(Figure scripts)
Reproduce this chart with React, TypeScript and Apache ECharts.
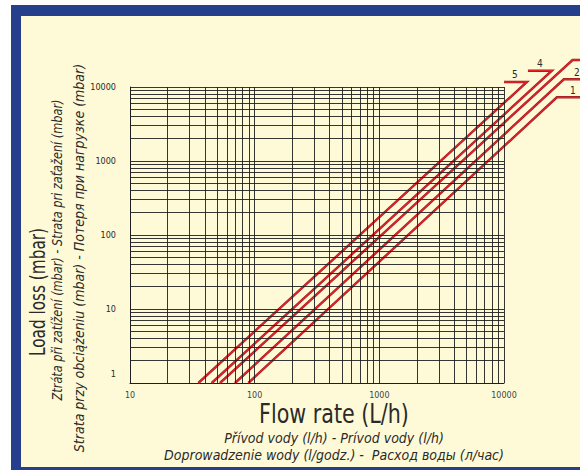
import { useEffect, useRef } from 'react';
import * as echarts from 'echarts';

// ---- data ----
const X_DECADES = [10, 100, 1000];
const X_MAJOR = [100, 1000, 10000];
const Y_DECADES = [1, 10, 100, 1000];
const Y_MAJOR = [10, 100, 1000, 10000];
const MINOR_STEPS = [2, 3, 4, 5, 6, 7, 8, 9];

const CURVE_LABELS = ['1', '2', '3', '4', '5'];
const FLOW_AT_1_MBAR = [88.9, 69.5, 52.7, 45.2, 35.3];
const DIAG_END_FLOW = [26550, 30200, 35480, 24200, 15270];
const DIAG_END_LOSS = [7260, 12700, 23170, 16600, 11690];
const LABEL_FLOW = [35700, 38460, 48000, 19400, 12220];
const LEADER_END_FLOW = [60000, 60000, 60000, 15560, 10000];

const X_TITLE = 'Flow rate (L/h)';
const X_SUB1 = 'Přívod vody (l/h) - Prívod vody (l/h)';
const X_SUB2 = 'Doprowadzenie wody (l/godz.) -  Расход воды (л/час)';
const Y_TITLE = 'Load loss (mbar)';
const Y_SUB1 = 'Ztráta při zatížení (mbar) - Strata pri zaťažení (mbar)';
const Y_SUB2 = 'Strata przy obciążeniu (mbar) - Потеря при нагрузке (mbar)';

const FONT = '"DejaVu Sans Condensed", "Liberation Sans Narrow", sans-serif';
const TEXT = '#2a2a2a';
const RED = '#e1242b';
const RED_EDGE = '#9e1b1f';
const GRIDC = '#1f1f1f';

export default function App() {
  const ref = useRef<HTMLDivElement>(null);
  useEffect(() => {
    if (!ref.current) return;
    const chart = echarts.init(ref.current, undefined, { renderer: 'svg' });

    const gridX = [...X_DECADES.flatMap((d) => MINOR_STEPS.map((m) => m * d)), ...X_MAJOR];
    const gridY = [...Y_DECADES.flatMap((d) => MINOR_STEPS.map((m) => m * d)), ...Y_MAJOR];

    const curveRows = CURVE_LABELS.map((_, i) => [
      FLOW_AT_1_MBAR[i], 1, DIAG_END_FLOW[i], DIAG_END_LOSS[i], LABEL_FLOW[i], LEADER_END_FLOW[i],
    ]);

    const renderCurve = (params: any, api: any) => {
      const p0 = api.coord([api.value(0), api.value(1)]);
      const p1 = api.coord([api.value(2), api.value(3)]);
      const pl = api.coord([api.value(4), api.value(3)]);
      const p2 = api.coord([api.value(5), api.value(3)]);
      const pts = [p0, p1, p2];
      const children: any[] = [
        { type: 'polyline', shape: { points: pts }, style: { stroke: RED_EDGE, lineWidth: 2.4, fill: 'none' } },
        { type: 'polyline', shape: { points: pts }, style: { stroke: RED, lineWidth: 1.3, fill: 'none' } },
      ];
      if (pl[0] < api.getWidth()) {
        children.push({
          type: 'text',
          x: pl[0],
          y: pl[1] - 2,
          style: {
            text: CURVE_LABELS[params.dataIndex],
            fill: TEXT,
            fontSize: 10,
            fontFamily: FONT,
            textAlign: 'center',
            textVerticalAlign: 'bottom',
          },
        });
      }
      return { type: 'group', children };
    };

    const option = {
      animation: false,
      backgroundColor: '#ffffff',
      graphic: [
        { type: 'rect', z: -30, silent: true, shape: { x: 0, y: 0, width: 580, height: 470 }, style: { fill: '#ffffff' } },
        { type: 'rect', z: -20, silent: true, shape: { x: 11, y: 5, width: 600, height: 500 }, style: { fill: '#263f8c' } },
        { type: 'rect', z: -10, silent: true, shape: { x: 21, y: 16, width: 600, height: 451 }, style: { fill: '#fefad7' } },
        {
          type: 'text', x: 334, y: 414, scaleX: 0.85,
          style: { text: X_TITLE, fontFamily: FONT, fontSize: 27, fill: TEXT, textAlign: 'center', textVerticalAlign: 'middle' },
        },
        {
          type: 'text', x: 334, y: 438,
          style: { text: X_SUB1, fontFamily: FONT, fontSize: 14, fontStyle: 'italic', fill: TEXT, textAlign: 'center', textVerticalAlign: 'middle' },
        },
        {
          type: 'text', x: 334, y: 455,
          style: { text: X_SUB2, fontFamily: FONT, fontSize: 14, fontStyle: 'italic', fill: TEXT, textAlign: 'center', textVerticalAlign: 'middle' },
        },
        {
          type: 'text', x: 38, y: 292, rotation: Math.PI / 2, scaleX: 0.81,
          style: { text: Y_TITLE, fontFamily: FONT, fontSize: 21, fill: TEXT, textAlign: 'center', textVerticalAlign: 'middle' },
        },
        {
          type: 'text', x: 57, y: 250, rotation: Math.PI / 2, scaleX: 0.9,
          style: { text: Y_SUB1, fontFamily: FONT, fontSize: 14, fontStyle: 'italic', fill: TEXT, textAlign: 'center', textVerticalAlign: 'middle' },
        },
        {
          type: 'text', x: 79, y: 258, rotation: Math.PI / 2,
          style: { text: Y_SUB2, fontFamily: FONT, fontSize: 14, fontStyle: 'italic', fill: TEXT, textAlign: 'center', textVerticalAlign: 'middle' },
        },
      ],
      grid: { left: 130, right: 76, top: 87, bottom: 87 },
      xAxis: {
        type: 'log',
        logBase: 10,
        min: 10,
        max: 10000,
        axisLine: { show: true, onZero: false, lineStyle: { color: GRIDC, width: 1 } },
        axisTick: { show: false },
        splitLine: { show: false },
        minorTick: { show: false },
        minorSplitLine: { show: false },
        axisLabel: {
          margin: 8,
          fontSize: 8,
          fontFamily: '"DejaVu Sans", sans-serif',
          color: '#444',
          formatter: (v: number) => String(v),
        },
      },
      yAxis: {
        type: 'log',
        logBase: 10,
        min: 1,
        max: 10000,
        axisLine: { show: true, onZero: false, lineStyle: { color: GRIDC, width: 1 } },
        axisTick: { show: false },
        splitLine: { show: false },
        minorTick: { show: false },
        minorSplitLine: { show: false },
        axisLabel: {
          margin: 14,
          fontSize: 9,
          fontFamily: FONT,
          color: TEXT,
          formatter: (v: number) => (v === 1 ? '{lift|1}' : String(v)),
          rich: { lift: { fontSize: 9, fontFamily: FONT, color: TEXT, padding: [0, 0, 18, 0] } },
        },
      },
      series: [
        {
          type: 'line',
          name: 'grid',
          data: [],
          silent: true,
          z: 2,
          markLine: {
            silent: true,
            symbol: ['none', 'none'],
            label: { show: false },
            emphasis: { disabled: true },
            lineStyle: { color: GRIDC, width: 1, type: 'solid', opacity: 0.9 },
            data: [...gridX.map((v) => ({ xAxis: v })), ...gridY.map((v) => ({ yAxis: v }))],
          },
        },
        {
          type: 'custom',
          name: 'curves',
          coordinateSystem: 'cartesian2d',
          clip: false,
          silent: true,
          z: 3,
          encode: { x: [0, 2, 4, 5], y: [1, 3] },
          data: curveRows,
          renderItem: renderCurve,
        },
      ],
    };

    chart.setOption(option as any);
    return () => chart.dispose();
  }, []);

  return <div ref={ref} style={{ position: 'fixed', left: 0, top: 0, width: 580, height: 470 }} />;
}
* * *
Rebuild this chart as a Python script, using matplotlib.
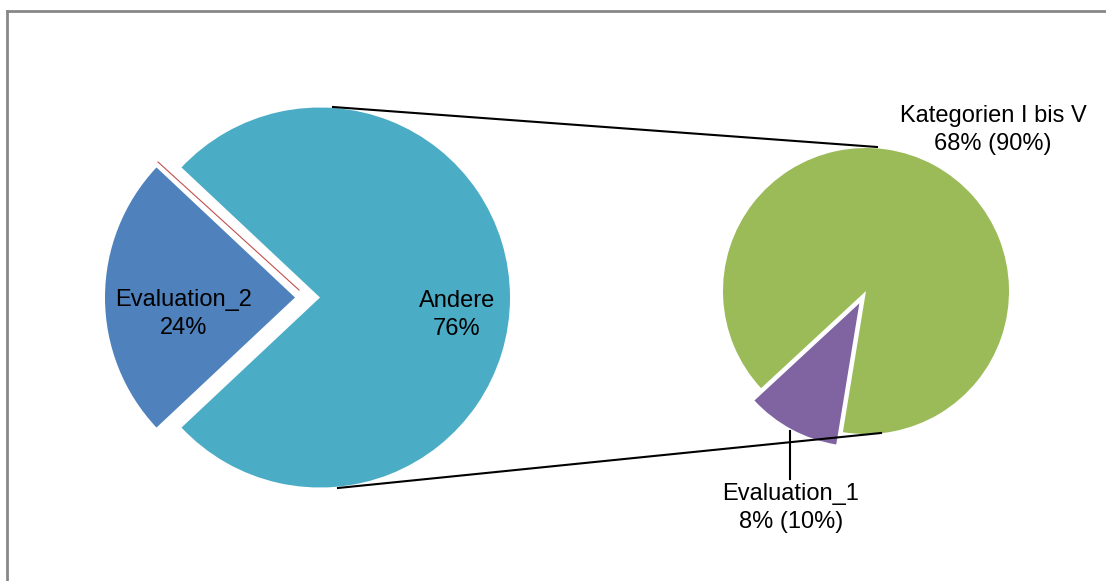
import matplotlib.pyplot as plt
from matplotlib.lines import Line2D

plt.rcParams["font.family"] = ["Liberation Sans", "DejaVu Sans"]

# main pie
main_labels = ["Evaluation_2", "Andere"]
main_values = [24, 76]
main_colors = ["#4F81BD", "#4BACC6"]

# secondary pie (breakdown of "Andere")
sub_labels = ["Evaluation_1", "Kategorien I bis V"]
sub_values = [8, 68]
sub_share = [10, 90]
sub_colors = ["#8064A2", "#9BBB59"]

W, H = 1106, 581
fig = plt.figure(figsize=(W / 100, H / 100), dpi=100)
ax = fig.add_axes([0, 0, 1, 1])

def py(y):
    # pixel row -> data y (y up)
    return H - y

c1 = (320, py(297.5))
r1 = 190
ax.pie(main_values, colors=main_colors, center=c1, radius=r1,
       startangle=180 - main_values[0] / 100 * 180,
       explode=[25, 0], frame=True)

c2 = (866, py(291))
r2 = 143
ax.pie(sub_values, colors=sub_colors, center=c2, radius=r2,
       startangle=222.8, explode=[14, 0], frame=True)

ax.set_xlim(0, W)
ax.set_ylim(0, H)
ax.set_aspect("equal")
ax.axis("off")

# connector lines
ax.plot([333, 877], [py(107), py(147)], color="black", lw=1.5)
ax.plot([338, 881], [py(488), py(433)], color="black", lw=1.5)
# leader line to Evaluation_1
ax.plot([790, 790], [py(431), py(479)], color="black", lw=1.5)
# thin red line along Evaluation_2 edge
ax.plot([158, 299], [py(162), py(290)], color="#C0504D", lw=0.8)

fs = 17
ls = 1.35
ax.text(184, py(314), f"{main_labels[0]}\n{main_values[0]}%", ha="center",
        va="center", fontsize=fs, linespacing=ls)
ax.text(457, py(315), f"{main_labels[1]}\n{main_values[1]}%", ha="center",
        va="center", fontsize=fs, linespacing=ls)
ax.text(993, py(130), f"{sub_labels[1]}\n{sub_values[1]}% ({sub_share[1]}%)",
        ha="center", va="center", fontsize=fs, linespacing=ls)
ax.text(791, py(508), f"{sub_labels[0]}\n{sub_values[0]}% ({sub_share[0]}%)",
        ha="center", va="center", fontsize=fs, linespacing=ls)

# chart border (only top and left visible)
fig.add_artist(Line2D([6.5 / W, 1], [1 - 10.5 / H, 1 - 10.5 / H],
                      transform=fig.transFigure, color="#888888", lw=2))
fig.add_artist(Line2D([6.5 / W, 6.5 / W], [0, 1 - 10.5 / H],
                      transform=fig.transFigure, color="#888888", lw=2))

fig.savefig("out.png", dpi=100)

● Exercise details:
Your task is to quote, unchanged, only the lines from the line bearing "Reproduce this chart" through the line bearing "import * as echarts from 'echarts';"; the pictures are not part of the copy.

● Answer in full:
Reproduce this chart with React, TypeScript and Apache ECharts.
import { useEffect, useRef } from 'react';
import * as echarts from 'echarts';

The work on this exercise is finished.